Saturday, September 29, 2007

The Islamist Trojan Horse is already in place

Youssef M. Ibrahim

"We're fighting them there, so we don't have to fight them here" has become a hymn for the American right and an abominable lie to the left. But drowned out by all the noise is the fact that "they" are here already, having landed a long time ago and gotten very busy indeed constructing the American wing of jihad.

Have you watched the Arabic Channel, also known as TAC, which serves the New York region? Probably not, as most New Yorkers neither understand nor speak Arabic. But if you are among the estimated 1 million viewers — legal and illegal, new and old Arabic-speaking immigrants to the tri-state area — who tune in daily to Channel 507 on Time Warner Cable, this is what you can get:
• A daily dose of Islamic jurisprudence from an Egyptian sheik, Amr Khaled, who comes direct from Cairo as TAC's prime advocate of "peaceful jihad," on how the duty of every Arab-American is to become first, second, and only a member of the Muslim Ummah.
• A nightly helping of Syria's CNN-style digest of the world, sent fresh from a Damascus studio where the Iraq war is nothing but an American butchery of Arabs, and the Zionist regime in Jerusalem is just biding its time until it gets what it deserves.
• A sprinkling of Egyptian and Syrian soap operas (though TAC completely avoids footage of "Oriental" dancing and other "infidel" joys of life).

On its Web site, TAC says it is now 14 years old and serves the "Greater New York City Metropolitan area, including Jersey City, Bergen County, N.J., and Mt. Vernon, N.Y." through cable and satellite transmission.

TAC's ownership and funding are, to put it mildly, ambiguous. What is clear is that someone is funding this Islamist Trojan Horse already anchored inside the American fortress.

Another Islamist Trojan vehicle that was once quietly thriving in America — until it was shut down by presidential order in 2001 — is the now infamous Holy Land Foundation, whose recent prosecution by the American government is in its final phase.

At the Holy Land Foundation's trial in U.S. District Court in Dallas, the foundation and its many chapters stand accused of allegedly collecting some $57 million for radical Islamic causes and using the money as direct or indirect donations to the Palestinian Arab terrorist organization Hamas. Among other things, Holy Land is accused of allegedly organizing conferences and festivals with Hamas officials at which anti-Israel skits were performed as small children danced and waved flags. But the process was going on long before the Holy Land termination order and trial. It is naïve to not recognize the fusion between such militant proselytizing and the message spread by TAC.

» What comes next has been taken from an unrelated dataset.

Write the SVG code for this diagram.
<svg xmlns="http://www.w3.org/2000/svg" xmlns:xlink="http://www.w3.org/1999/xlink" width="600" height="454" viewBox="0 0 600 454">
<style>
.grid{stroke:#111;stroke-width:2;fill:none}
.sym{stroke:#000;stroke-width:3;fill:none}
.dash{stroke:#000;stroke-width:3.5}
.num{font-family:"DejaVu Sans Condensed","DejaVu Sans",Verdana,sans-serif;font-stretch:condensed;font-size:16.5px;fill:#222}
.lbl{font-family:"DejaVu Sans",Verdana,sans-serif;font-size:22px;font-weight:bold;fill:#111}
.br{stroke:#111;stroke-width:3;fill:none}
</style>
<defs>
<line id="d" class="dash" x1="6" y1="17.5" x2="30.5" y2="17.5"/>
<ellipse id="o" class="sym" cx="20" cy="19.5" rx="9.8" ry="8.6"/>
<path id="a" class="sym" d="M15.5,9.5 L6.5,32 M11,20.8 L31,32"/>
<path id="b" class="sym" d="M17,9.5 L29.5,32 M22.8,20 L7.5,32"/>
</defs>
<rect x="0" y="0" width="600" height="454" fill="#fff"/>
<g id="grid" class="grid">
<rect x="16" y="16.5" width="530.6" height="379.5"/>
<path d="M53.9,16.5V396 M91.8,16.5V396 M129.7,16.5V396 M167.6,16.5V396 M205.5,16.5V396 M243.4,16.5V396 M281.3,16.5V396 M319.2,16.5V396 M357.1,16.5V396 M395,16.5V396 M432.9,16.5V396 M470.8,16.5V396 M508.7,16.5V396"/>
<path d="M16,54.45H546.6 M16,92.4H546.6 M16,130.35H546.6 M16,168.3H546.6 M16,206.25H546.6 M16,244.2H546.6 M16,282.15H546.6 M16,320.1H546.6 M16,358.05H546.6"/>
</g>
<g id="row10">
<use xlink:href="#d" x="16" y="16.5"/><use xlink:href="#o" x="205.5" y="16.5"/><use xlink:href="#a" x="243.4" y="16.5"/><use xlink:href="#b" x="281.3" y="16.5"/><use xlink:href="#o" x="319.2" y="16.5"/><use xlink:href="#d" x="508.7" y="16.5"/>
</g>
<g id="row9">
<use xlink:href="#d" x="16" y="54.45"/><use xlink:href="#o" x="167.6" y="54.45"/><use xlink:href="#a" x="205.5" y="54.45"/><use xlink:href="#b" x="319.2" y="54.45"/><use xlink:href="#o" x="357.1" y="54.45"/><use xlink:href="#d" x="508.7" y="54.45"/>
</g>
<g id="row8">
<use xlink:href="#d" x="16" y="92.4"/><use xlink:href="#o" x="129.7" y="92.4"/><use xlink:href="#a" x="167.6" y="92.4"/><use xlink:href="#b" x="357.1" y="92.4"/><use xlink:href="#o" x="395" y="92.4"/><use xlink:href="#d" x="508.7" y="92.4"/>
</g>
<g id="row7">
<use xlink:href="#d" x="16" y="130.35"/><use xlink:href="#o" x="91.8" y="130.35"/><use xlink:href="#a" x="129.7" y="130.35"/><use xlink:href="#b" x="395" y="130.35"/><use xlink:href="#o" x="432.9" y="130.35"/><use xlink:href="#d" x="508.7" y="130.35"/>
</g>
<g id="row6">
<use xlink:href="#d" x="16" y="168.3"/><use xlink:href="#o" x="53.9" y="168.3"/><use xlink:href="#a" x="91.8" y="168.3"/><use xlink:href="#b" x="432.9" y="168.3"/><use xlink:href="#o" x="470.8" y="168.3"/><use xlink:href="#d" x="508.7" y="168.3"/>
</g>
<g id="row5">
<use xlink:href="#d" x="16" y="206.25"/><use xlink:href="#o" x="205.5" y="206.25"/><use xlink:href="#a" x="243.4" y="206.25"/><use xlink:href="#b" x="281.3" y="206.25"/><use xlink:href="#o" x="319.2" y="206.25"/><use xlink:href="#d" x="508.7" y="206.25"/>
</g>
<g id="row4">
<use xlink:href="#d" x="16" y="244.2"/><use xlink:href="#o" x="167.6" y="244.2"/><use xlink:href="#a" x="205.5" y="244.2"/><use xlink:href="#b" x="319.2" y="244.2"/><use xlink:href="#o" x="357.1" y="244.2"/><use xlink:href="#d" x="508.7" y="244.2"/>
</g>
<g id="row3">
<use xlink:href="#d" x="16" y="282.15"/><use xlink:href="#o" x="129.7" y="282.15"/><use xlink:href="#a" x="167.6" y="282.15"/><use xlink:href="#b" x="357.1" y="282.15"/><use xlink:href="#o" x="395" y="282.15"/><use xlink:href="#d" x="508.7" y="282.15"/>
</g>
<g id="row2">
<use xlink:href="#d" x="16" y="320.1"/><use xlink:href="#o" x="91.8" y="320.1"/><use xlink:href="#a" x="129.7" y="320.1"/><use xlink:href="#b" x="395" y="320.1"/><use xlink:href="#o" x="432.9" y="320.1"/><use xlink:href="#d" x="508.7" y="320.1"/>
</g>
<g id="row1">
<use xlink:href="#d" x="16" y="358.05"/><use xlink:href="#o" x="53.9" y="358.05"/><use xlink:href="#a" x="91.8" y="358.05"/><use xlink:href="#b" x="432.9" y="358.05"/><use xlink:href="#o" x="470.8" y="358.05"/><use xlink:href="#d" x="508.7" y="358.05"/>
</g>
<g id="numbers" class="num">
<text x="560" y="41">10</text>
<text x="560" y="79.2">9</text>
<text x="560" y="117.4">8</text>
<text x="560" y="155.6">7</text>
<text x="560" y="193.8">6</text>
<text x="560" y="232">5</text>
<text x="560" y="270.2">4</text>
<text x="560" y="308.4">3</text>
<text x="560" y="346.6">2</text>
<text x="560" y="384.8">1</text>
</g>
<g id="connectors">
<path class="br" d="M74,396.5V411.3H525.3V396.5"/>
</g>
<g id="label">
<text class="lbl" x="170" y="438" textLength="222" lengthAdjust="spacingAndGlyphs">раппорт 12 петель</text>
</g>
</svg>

Seemingly separate but unquestionably part of the same process of spreading militancy among immigrant Arab communities was the Debbie Almontaser episode of the Khalil Gibran School saga, in which what she saw as a benign use of the word "intifada" led to her being forced to quit as the school's principal. Neither Ms. Almontaser's project nor her unstated intention to create a Muslim school in Brooklyn under the guise of multiculturalism took place in a void. The common task among all these organizations and individuals is to instill the notion there are no Arab-Americans, only Muslim Americans.

What follows next, of course, is the "community's" eventual embrace of jihad against the values and policies of the majority infidel. This is what has taken place in Britain among native British subjects of Muslim origin.

For those who do not understand Arabic, of course, there is the new Al-Jazeera in English, whose slick, transplanted British broadcasters and directors are dedicated to expanding the notion that America and Israel are always aggressive and morally wrong.

Al-Jazeera in English is accessible via the Internet and gains greater access every day to satellite dishes and bigger audiences, all of it sponsored by our ally, the government of the tiny emirate Qatar.

While American law enforcement is getting pretty good at spotting violence that emerges in the style of another paramilitary attack, a friend in the national security community in Washington told me that there "are no vehicles nor a body of laws" to stop or monitor that other kind of slow implantation.

Yaroslav Trofimov, a Wall Street Journal correspondent and the author of two impressive books, "Faith at War" and "The Siege of Mecca," travels extensively across the Muslim world and has concluded, among other things: "Often, those with the most bloodthirsty ideas were the well-to-do and the privileged who have had some experience with the West, not the downtrodden and ignorant masses."

Maybe Congress should find a way to legislate asking such well placed outfits as TAC, Holy Land, and the Council on American-Islamic Relations a question: Who, pray tell, are you working for, gentlemen?